Drop every picture. Then return, exactly, the lines from the beginning of the listing below through the one containing "FIG_H = 332".
===============
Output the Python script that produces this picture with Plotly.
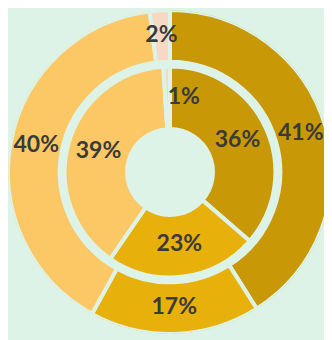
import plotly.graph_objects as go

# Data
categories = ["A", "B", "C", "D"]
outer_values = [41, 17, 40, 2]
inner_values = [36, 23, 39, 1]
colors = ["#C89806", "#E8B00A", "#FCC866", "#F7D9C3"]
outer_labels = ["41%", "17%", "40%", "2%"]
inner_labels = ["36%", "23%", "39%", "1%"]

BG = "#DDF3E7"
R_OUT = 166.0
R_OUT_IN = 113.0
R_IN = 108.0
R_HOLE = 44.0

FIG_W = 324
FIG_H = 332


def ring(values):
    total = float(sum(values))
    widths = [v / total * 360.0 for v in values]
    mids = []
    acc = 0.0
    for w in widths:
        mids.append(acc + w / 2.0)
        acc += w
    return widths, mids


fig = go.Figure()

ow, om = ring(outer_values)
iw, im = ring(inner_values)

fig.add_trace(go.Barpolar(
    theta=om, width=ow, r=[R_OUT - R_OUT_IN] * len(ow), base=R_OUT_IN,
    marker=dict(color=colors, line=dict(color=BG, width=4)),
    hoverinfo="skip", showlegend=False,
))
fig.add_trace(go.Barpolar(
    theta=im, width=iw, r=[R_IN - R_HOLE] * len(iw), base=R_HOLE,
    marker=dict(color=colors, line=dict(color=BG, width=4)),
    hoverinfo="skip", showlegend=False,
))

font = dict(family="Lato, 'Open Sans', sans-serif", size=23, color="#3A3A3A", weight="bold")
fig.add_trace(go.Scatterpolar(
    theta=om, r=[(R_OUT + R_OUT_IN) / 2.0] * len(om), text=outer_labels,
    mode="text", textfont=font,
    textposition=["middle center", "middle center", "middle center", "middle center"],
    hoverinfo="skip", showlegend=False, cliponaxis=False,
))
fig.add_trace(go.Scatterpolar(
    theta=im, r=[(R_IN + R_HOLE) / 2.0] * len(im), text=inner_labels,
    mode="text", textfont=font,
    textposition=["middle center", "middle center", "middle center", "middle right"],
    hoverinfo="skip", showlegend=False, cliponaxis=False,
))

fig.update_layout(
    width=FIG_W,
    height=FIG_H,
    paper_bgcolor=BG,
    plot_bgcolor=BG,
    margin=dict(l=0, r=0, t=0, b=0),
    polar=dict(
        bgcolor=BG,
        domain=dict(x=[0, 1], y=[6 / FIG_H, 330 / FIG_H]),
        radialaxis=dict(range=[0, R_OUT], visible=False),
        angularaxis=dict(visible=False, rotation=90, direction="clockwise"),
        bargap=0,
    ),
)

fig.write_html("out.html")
===============
● Exercise answer
Output the Python script that produces this picture with Plotly.
import plotly.graph_objects as go

# Data
categories = ["A", "B", "C", "D"]
outer_values = [41, 17, 40, 2]
inner_values = [36, 23, 39, 1]
colors = ["#C89806", "#E8B00A", "#FCC866", "#F7D9C3"]
outer_labels = ["41%", "17%", "40%", "2%"]
inner_labels = ["36%", "23%", "39%", "1%"]

BG = "#DDF3E7"
R_OUT = 166.0
R_OUT_IN = 113.0
R_IN = 108.0
R_HOLE = 44.0

FIG_W = 324
FIG_H = 332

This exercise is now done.